March told police he strangled Goble to death in that trailer and then wrapped her body in a blanket and placed it in a bathtub.

He dismembered Goble’s body the next day and buried it in the yard, he told police.

Eventually, the soil covering her shallow grave began to sink.

March’s son, David, noticed the sinkhole. On Wednesday, he grabbed a shovel and decided to figure out what was causing it.

“They didn’t know why it kept sinking in,” Chesapeake Mayor Damron Bradshaw said. “He was trying to see what the problem was on the bottom of the hole, to see what the cause of it was.

“That’s when he unearthed the skull.”

David March dropped his shovel and crossed the train tracks that separate his father’s house from the rest of Chesapeake.
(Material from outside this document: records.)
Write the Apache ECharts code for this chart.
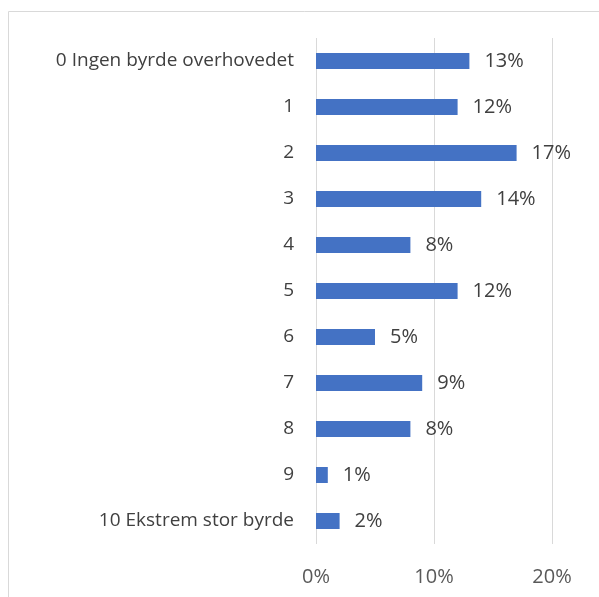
<!DOCTYPE html>
<html>
<head>
<meta charset="utf-8">
<script src="https://cdn.jsdelivr.net/npm/echarts@6/dist/echarts.min.js"></script>
<style>
  html, body { margin: 0; padding: 0; background: #fff; }
  #chart { width: 599px; height: 597px; }
</style>
</head>
<body>
<div id="chart"></div>
<script>
var categories = ['0 Ingen byrde overhovedet', '1', '2', '3', '4', '5', '6', '7', '8', '9', '10 Ekstrem stor byrde'];
var values = [13, 12, 17, 14, 8, 12, 5, 9, 8, 1, 2];
var ticks = [0, 10, 20];

var fontFam = '"Open Sans", "Noto Sans", sans-serif';
var chart = echarts.init(document.getElementById('chart'));
chart.setOption({
  animation: false,
  graphic: [{
    type: 'rect',
    left: 6, top: 9,
    shape: { width: 700, height: 700 },
    style: { fill: 'none', stroke: '#d9d9d9', lineWidth: 1 }
  }],
  grid: { left: 316, right: 47, top: 38, bottom: 53, containLabel: false },
  xAxis: {
    type: 'value',
    min: ticks[0], max: ticks[ticks.length - 1], interval: 10,
    axisLine: { show: false },
    axisTick: { show: false },
    splitLine: { show: true, lineStyle: { color: '#d9d9d9', width: 1 } },
    axisLabel: {
      formatter: '{value}%', color: '#595959', fontSize: 20,
      fontFamily: fontFam, margin: 23
    }
  },
  yAxis: {
    type: 'category',
    data: categories,
    inverse: true,
    axisLine: { show: false },
    axisTick: { show: false },
    axisLabel: { color: '#404040', fontSize: 19, fontFamily: fontFam, margin: 22 }
  },
  series: [{
    type: 'bar',
    data: values,
    barWidth: 16,
    itemStyle: { color: '#4472c4' },
    label: {
      show: true, position: 'right', distance: 15,
      formatter: '{c}%', color: '#404040', fontSize: 20, fontFamily: fontFam
    }
  }]
});
</script>
</body>
</html>
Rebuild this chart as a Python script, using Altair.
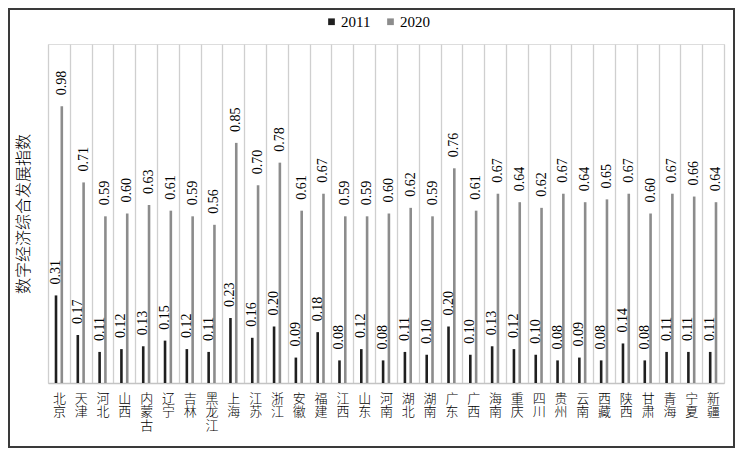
import altair as alt
import pandas as pd

provinces = ["北京", "天津", "河北", "山西", "内蒙古", "辽宁", "吉林", "黑龙江", "上海", "江苏",
             "浙江", "安徽", "福建", "江西", "山东", "河南", "湖北", "湖南", "广东", "广西",
             "海南", "重庆", "四川", "贵州", "云南", "西藏", "陕西", "甘肃", "青海", "宁夏", "新疆"]
v2011 = [0.31, 0.17, 0.11, 0.12, 0.13, 0.15, 0.12, 0.11, 0.23, 0.16,
         0.20, 0.09, 0.18, 0.08, 0.12, 0.08, 0.11, 0.10, 0.20, 0.10,
         0.13, 0.12, 0.10, 0.08, 0.09, 0.08, 0.14, 0.08, 0.11, 0.11, 0.11]
v2020 = [0.98, 0.71, 0.59, 0.60, 0.63, 0.61, 0.59, 0.56, 0.85, 0.70,
         0.78, 0.61, 0.67, 0.59, 0.59, 0.60, 0.62, 0.59, 0.76, 0.61,
         0.67, 0.64, 0.62, 0.67, 0.64, 0.65, 0.67, 0.60, 0.67, 0.66, 0.64]
years = ["2011", "2020"]
colors = ["#1f1f1f", "#8c8c8c"]
y_title = "数字经济综合发展指数"

rows = []
for p, a, b in zip(provinces, v2011, v2020):
    rows.append({"省份": p, "年份": years[0], "值": a})
    rows.append({"省份": p, "年份": years[1], "值": b})
df = pd.DataFrame(rows)

W, H = 676, 339
serif = "Liberation Serif, Noto Sans CJK SC"

x_enc = alt.X("省份:N", sort=provinces, title=None,
              scale=alt.Scale(paddingInner=0, paddingOuter=0),
              axis=alt.Axis(labelAngle=0, labelExpr="split(datum.label, '')",
                            labelFont=serif, labelFontSize=13, labelLineHeight=13.5,
                            labelFontWeight=300,
                            labelColor="#000000", labelBaseline="top", labelPadding=9,
                            ticks=False, domainColor="#c4c4c4", domainWidth=1.5,
                            grid=True, tickBand="extent", gridColor="#cfcfcf", gridWidth=1.3))
xo_enc = alt.XOffset("年份:N", sort=years, scale=alt.Scale(paddingInner=0, paddingOuter=0.88))
y_enc = alt.Y("值:Q", scale=alt.Scale(domain=[0, 1.2], nice=False),
              axis=alt.Axis(title=y_title, labels=False, ticks=False, domain=False, grid=False,
                            titleFont=serif, titleFontSize=16, titleFontWeight=300,
                            titleColor="#000000", titlePadding=17))

base = alt.Chart(df)
bars = base.mark_bar(size=2.6).encode(
    x=x_enc, xOffset=xo_enc, y=y_enc,
    color=alt.Color("年份:N", sort=years, scale=alt.Scale(domain=years, range=colors),
                    legend=alt.Legend(title=None, orient="none", direction="horizontal",
                                      legendX=276, legendY=-30, symbolType="square",
                                      symbolSize=45, symbolStrokeWidth=0,
                                      labelFont=serif, labelFontSize=15, labelColor="#000000",
                                      labelOffset=2, columnPadding=12)),
)
labels = base.mark_text(angle=270, align="left", baseline="middle", dx=11,
                        font=serif, fontSize=14, color="#000000").encode(
    x=alt.X("省份:N", sort=provinces), xOffset=alt.XOffset("年份:N", sort=years),
    y=alt.Y("值:Q"), text=alt.Text("值:Q", format=".2f"),
)
border = alt.Chart(pd.DataFrame({"a": [0]})).mark_rect(
    fill="transparent", stroke="#3a3a3a", strokeWidth=2).encode(
    x=alt.value(-39), x2=alt.value(W + 10), y=alt.value(-35), y2=alt.value(H + 64))

chart = alt.layer(bars, labels, border).properties(
    width=W, height=H,
    padding={"left": 40, "top": 36, "right": 11, "bottom": 65},
    autosize=alt.AutoSizeParams(type="none"),
).configure_view(stroke=None).configure(background="white")

chart.save("out.html", embed_options={"renderer": "svg", "actions": False})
He walked the short distance to Town Hall, looking for Police Chief Jack Ice.

Ice was at the Capitol in Charleston at the time, but Bradshaw volunteered to walk back to the house. The mayor called 911 when he saw what David’s shovel had uncovered.

Bradshaw said he had known Charles March since childhood.

“His family and our family were great friends for years,” he said.

He would not answer when asked if he was surprised by the suspect’s confession.

“Don’t ask me that question,” Bradshaw said.

March was sitting in his usual seat in the Kelley’s shoe department reading the morning newspaper when detectives came to question him.

After a brief conversation in the store’s backroom, one of the detectives told a Kelley’s employee March was going to the sheriff’s department to answer a few questions.

“The detective told them that (March) would be back in a little bit,” Walker said.

Walker was at home when news outlets began reporting that the body in Chesapeake could be Goble. She said she called the store and told employee Tami Lowmiller to warn everyone to brace for the worst.

That’s when Lowmiller told her the police had just left.

“She said, ‘Oh, no—they just took Charlie out of here,'” Walker said.

And that was when the full weight of the situation came to bear.

“I didn’t put it together until I talked to Tami,” Walker said.